Bei der Bewertung der technischen Qualität werden die Bauweise und die verwendeten Baustoffe beleuchtet. Hier geht es um die ökologischen Eigenschaften der verwendeten Materialien und Arbeitsweisen. Auch das Vorhandensein und die Beschaffenheit eines Pflege- und Instandhaltungskonzept werden untersucht.

Die Prozess-Qualität beleuchtet den Planungsprozess, die Bauausführung und die Bewirtschaftung einer Sportanlage auf ihre Nachhaltigkeit. Dabei werden ökologische, ökonomische und soziologische Nachhaltigkeitskriterien auf diese Prozesse ausgedehnt.

Die Standort-Qualität nimmt abschließend nochmal die lokale Position einer Sportanlage unter die Lupe.
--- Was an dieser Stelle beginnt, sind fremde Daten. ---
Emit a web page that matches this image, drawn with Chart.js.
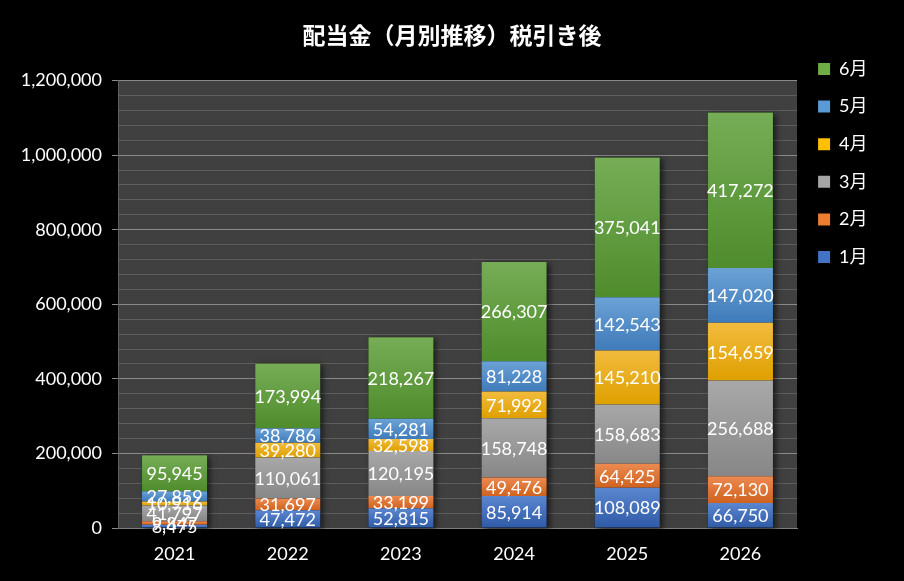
<!DOCTYPE html>
<html><head><meta charset="utf-8">
<script src="https://cdn.jsdelivr.net/npm/chart.js@4.4.0/dist/chart.umd.min.js"></script>
<style>html,body{margin:0;padding:0;background:#000;overflow:hidden;} #wrap{width:904px;height:581px;position:relative;}</style>
</head><body><div id="wrap"><canvas id="c"></canvas></div>
<script>
const chartTitle = '配当金（月別推移）税引き後';
const categories = ['2021', '2022', '2023', '2024', '2025', '2026'];
const seriesNames = ['1月', '2月', '3月', '4月', '5月', '6月'];
const jan = [8475, 47472, 52815, 85914, 108089, 66750];
const feb = [9847, 31697, 33199, 49476, 64425, 72130];
const mar = [41797, 110061, 120195, 158748, 158683, 256688];
const apr = [10916, 39280, 32598, 71992, 145210, 154659];
const may = [27859, 38786, 54281, 81228, 142543, 147020];
const jun = [95945, 173994, 218267, 266307, 375041, 417272];
const yMax = 1200000;
const yMajorStep = 200000;
const yMinorStep = 40000;

const seriesValues = [jan, feb, mar, apr, may, jun];
const colorTop = ['#5b86d0', '#ec8a50', '#a8a8a8', '#f2bb3e', '#6ba2d6', '#76ad56'];
const colorBottom = ['#2e5aa6', '#cf621f', '#878787', '#dfa000', '#3f7bba', '#4f8c2c'];
const colorLegend = ['#4472c4', '#ed7d31', '#a5a5a5', '#ffc000', '#5b9bd5', '#70ad47'];
const FONT = 'Lato, "Noto Sans CJK JP", sans-serif';

function segFill(i) {
  return function (ctx) {
    const chart = ctx.chart;
    if (ctx.type !== 'data') return colorLegend[i];
    const y = chart.scales && chart.scales.y;
    if (!y || !chart.chartArea) return colorLegend[i];
    let base = 0;
    for (let k = 0; k < i; k++) base += seriesValues[k][ctx.dataIndex];
    const yt = y.getPixelForValue(base + ctx.raw);
    const yb = y.getPixelForValue(base);
    if (!isFinite(yt) || !isFinite(yb) || yt === yb) return colorLegend[i];
    const g = chart.ctx.createLinearGradient(0, yt, 0, yb);
    g.addColorStop(0, colorTop[i]);
    g.addColorStop(1, colorBottom[i]);
    return g;
  };
}

const plotBg = {
  id: 'plotBg',
  beforeLayout(chart) {
    const lg = chart.legend;
    if (lg && !lg._fixedW) {
      const f = lg.fit.bind(lg);
      lg.fit = function () { f(); this.width = 107; };
      lg._fixedW = true;
    }
  },
  afterLayout(chart) {
    const lg = chart.legend;
    if (lg) {
      lg.top = 40.4;
      lg.left += 1.5; lg.right += 1.5;
      if (lg.adjustHitBoxes) lg.adjustHitBoxes();
    }
  },
  beforeDraw(chart) {
    const a = chart.chartArea; const c = chart.ctx;
    c.save(); c.fillStyle = '#404040'; c.fillRect(a.left, a.top, a.right - a.left, a.bottom - a.top); c.restore();
  },
  beforeDatasetsDraw(chart) {
    const c = chart.ctx;
    const first = chart.getDatasetMeta(0);
    const last = chart.getDatasetMeta(chart.data.datasets.length - 1);
    c.save();
    c.shadowColor = 'rgba(0,0,0,0.6)';
    c.shadowBlur = 6; c.shadowOffsetX = 3; c.shadowOffsetY = 2;
    c.fillStyle = '#000';
    first.data.forEach((el, j) => {
      const b = el.getProps(['x', 'base', 'width'], true);
      const t = last.data[j].getProps(['y'], true);
      c.fillRect(b.x - b.width / 2, t.y, b.width, b.base - t.y);
    });
    c.restore();
  },
  afterDatasetsDraw(chart) {
    const c = chart.ctx;
    c.save();
    c.font = '18px ' + FONT;
    c.fillStyle = '#fff';
    c.textAlign = 'center'; c.textBaseline = 'middle';
    chart.data.datasets.forEach((ds, i) => {
      const meta = chart.getDatasetMeta(i);
      meta.data.forEach((el, j) => {
        const p = el.getProps(['x', 'y', 'base'], true);
        c.fillText(ds.data[j].toLocaleString('en-US'), p.x, (p.y + p.base) / 2 + 1);
      });
    });
    c.restore();
  }
};

new Chart(document.getElementById('c'), {
  type: 'bar',
  data: {
    labels: categories,
    datasets: seriesNames.map((n, i) => ({
      label: n,
      data: seriesValues[i],
      backgroundColor: segFill(i),
      borderWidth: 0,
      barPercentage: 0.575,
      categoryPercentage: 1
    }))
  },
  options: {
    responsive: true,
    maintainAspectRatio: false,
    animation: false,
    devicePixelRatio: 1,
    layout: { padding: { left: 0, right: 0, top: 0, bottom: 0 } },
    plugins: {
      title: {
        display: true, text: chartTitle, color: '#fff',
        font: { family: FONT, size: 23, weight: 'bold' },
        padding: { top: 23, bottom: 30 }
      },
      legend: {
        position: 'right', align: 'start', reverse: true,
        labels: {
          color: '#fff', boxWidth: 12, boxHeight: 12, padding: 19.6,
          font: { family: FONT, size: 18 },
          generateLabels(chart) {
            return chart.data.datasets.map((ds, i) => ({
              text: ds.label, fillStyle: colorLegend[i], strokeStyle: colorLegend[i],
              lineWidth: 0, hidden: false, datasetIndex: i, fontColor: '#fff'
            }));
          }
        }
      },
      tooltip: { enabled: false }
    },
    scales: {
      x: {
        stacked: true,
        grid: { display: false, drawTicks: false },
        border: { display: true, color: '#7f7f7f' },
        ticks: { color: '#fff', font: { family: FONT, size: 18 }, padding: 15 },
        afterFit(s) { s.height = 53; }
      },
      y: {
        stacked: true, min: 0, max: yMax,
        grid: {
          color: (c) => (c.tick && c.tick.value % yMajorStep === 0) ? '#8a8a8a' : '#5e5e5e',
          tickColor: (c) => (c.tick && c.tick.value % yMajorStep === 0) ? '#8a8a8a' : 'rgba(0,0,0,0)',
          tickLength: 6, lineWidth: 1
        },
        border: { display: true, color: '#5e5e5e' },
        ticks: {
          stepSize: yMinorStep, autoSkip: false, color: '#fff', padding: 10,
          font: { family: FONT, size: 18 },
          callback: (v) => (v % yMajorStep === 0) ? Number(v).toLocaleString('en-US') : ''
        },
        afterFit(s) { s.width = 118; }
      }
    }
  },
  plugins: [plotBg]
});
</script>
</body></html>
Kriterien wie Verkehrsanbindung, Lärmemission und Integration des Areals in die Umgebung werden hierbei u.a. angeführt.

Anhand dieser unterschiedlich gewichteten Kriterien und Ansätze kann die Nachhaltigkeit einer Sportanlage schon sehr gut dargestellt werden. Nachhaltigkeit bezieht Umwelt- und Klimaschutz mit ein, muss aber darüber hinaus auch auf anderen vielschichtigen Ebenen betrachtet werden. Die vollständige Publikation ist unter https://www.bisp.de/DE/Home/Shiny_Projects/Sportstaetten_Nachhaltige_Sportstaetten.html  herunterladbar.

 

Fazit

Wie viele andere Bereiche unseres Lebens, so wird es auch im Sportplatzbau in Zukunft höhere Anforderungen an Umwelt- und Klimagerechtigkeit sowie Nachhaltigkeit geben. Globale Probleme wie Klimaerwärmung und die Abfall- / Mikroplastikproblematik werden neue Regelungen aber auch neue Forschungsansätze erforderlich machen. Es gibt aber eine Vielzahl von Möglichkeiten und Chancen dabei auch zukunftsgerechte Sportplätze zu erschaffen, die nicht nur viele Anforderungen an Umwelt und Klima erfüllen, sondern auch den Sportlerinnen und Sportlern sowohl im Freizeitbereich als auch im Spitzensport eine bestmögliche Ausübung ihrer Aktivität ermöglichen.